Don’t believe me, I wrote it down here for all to see forever, so prove me wrong in the future? At Lakota in 2003 the average wage at Lakota was 48K per year. In 2011 it is as we said 62K. There was one levy approval and two strike threats for more money and benefits over an eight year period and the average wages went up by 14K per year.
I use Lakota because that’s a district I’m failure with. But similar circumstances can be found in virtually every school district in Ohio. I am envious that Lebanon will be the first to be able to use the benefits of S.B.5 to avoid a levy all together. Because now their school board will have the tools to truly bring their costs in line and avoid putting the tax payers through a levy. They will have the opportunity to teach all the districts in Southern Ohio how to proceed in such a process and will always be known as the first to do so. Because of S.B.5, there is no reason for a levy, as planned. The school board will now have the power to regulate their labor costs, and that is an exciting prospect for the tax payers.

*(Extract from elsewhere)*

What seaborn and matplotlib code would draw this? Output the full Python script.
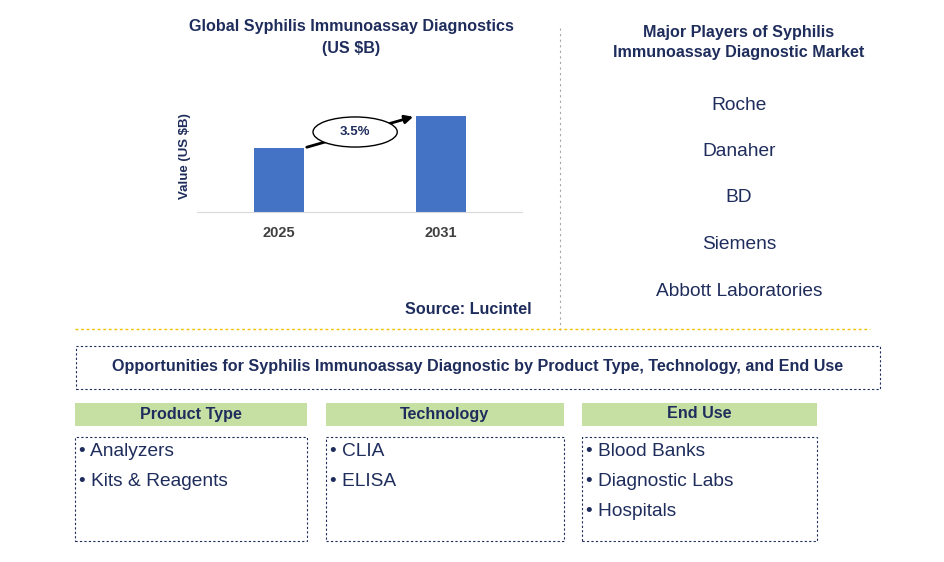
import matplotlib
matplotlib.use("Agg")
import matplotlib.pyplot as plt
import seaborn as sns
import pandas as pd
from matplotlib.patches import Rectangle, Ellipse, FancyArrowPatch

years = ["2025", "2031"]
values = [1.0, 1.5]
cagr_label = "3.5%"
players = ["Roche", "Danaher", "BD", "Siemens", "Abbott Laboratories"]
segments = ["Product Type", "Technology", "End Use"]
segment_items = [["Analyzers", "Kits & Reagents"],
                 ["CLIA", "ELISA"],
                 ["Blood Banks", "Diagnostic Labs", "Hospitals"]]

plt.rcParams["font.family"] = "Liberation Sans"
W, H = 945, 562
navy = "#1f2d5c"
fig = plt.figure(figsize=(W / 100, H / 100), dpi=100)

def fx(x):
    return x / W

def fy(y):
    return 1 - y / H

# bar chart
ax = fig.add_axes([fx(197), fy(212), fx(325), (212 - 100) / H])
df = pd.DataFrame({"year": years, "value": values})
sns.barplot(data=df, x="year", y="value", color="#4472c4", width=0.31, ax=ax, saturation=1)
ax.set_xlim(-0.506, 1.5)
ax.set_ylim(0, 1.75)
ax.set_yticks([])
for s in ["top", "right", "left"]:
    ax.spines[s].set_visible(False)
ax.spines["bottom"].set_color("#d9d9d9")
ax.tick_params(axis="x", length=0, pad=10)
for t in ax.get_xticklabels():
    t.set_fontweight("bold")
    t.set_fontsize(10.5)
    t.set_color("#404040")
ax.set_xlabel("")
ax.set_ylabel("Value (US $B)", fontsize=9.5, fontweight="bold", color=navy)

arrow = FancyArrowPatch((0.155, values[0]), (0.845, values[1] * 1.0), arrowstyle="-|>",
                        mutation_scale=12, lw=2, color="black", clip_on=False)
ax.add_patch(arrow)
ax.add_patch(Ellipse((0.47, 1.25), 0.52, 0.47, facecolor="white", edgecolor="black", lw=1, zorder=5))
ax.text(0.47, 1.25, cagr_label, ha="center", va="center", fontsize=9.5, fontweight="bold",
        color=navy, zorder=6)

fig.text(fx(351), fy(26), "Global Syphilis Immunoassay Diagnostics", ha="center", va="center",
         fontsize=11.6, fontweight="bold", color=navy)
fig.text(fx(351), fy(48), "(US $B)", ha="center", va="center", fontsize=11.6, fontweight="bold", color=navy)
fig.text(fx(468), fy(309), "Source: Lucintel", ha="center", va="center", fontsize=11.6,
         fontweight="bold", color=navy)

# separators
fig.add_artist(plt.Line2D([fx(560), fx(560)], [fy(28), fy(330)], ls=(0, (2, 3)), color="#a6a6a6", lw=0.8))
fig.add_artist(plt.Line2D([fx(75), fx(870)], [fy(329), fy(329)], ls=(0, (2, 2)), color="#f2c200", lw=1))

# players
fig.text(fx(739), fy(32), "Major Players of Syphilis", ha="center", va="center", fontsize=11.6,
         fontweight="bold", color=navy)
fig.text(fx(739), fy(53), "Immunoassay Diagnostic Market", ha="center", va="center", fontsize=11.6,
         fontweight="bold", color=navy)
for i, p in enumerate(players):
    fig.text(fx(739), fy(105 + i * 46.5), p, ha="center", va="center", fontsize=13.8, color=navy)

# opportunities box
fig.add_artist(Rectangle((fx(76), fy(389)), fx(804), (389 - 346) / H, fill=False,
                         ls=(0, (2, 2)), edgecolor=navy, lw=0.8))
fig.text(fx(478), fy(367), "Opportunities for Syphilis Immunoassay Diagnostic by Product Type, Technology, and End Use",
         ha="center", va="center", fontsize=11.6, fontweight="bold", color=navy)

lefts = [75, 326, 582]
widths = [232, 238, 235]
for left, wd, seg, items in zip(lefts, widths, segments, segment_items):
    fig.add_artist(Rectangle((fx(left), fy(426)), fx(wd), (426 - 403) / H,
                             facecolor="#c6e0a4", edgecolor="none"))
    fig.text(fx(left + wd / 2), fy(414), seg, ha="center", va="center", fontsize=11.6,
             fontweight="bold", color=navy)
    fig.add_artist(Rectangle((fx(left), fy(541)), fx(wd), (541 - 437) / H, fill=False,
                             ls=(0, (2, 2)), edgecolor=navy, lw=0.8))
    for j, it in enumerate(items):
        fig.text(fx(left + 4), fy(452 + j * 30), "\u2022 " + it, ha="left", va="center",
                 fontsize=13.8, color=navy)

fig.savefig("out.png", dpi=100)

But to those that those union types that are clinging to the past, and hoping to press upon communities to pass more levies and further the tax burden on property owners, you are in for a hard lesson. Calling people names because they don’t want to raise taxes on themselves will no longer work. The days where you have twisted the arms of communities are over. S.B.5 is not a radical right-winged conspiracy against the left. It is an urgent attempt to operate on a cancer that is eating away our public education system and restoring balance to local communities from the centralized power of union influence. And I S.B.5 is not used by school boards, or if voters in Ohio vote the bill down in a referendum then the system will bleed itself dry soon and nobody will have anything.
And when that day comes, don’t say you weren’t warned and that people didn’t stand up and attempt to save it, because we did. And the unions stood in the way and caused their own demise, because they were too stupid and arrogant to see that they desperately need the operation.